MATERIAL:
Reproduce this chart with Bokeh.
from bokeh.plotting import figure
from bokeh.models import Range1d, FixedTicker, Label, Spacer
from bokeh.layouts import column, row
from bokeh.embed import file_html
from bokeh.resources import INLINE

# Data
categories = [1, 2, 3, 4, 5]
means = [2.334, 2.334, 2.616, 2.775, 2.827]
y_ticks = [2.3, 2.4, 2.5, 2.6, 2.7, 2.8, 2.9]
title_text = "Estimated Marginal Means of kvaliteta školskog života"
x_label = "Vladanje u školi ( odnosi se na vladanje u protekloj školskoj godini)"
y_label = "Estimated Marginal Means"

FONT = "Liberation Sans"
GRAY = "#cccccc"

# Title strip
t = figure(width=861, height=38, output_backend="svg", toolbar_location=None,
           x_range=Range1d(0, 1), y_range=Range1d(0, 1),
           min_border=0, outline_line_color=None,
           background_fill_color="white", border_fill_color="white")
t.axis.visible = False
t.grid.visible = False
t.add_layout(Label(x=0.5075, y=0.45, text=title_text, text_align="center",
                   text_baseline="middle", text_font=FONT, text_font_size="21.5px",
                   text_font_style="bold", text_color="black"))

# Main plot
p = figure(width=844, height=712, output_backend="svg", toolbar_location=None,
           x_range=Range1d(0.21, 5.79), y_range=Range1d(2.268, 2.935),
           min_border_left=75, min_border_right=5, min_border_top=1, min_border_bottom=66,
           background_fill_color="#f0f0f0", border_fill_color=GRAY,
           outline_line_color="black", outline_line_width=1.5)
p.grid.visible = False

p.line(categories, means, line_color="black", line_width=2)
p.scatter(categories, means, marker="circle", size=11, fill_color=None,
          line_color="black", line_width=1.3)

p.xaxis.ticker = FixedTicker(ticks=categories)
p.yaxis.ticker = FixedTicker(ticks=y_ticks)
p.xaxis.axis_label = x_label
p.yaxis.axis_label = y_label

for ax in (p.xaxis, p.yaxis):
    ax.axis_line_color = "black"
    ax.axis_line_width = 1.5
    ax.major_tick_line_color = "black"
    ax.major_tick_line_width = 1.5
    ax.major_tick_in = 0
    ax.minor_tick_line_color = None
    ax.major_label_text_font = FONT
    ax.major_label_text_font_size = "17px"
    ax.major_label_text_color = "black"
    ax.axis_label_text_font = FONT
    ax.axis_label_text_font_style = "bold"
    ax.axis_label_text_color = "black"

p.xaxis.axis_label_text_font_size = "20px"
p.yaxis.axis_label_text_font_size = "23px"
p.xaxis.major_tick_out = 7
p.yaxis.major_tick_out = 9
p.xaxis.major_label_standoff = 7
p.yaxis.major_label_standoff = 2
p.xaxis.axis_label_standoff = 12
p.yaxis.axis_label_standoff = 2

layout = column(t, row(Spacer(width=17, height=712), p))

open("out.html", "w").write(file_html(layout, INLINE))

WHAT TO PRODUCE: Look above and repeat, character for character, the lines from the first one to the line with "from bokeh.resources import INLINE", counting both.

RESPONSE FOR THIS EXERCISE:
Reproduce this chart with Bokeh.
from bokeh.plotting import figure
from bokeh.models import Range1d, FixedTicker, Label, Spacer
from bokeh.layouts import column, row
from bokeh.embed import file_html
from bokeh.resources import INLINE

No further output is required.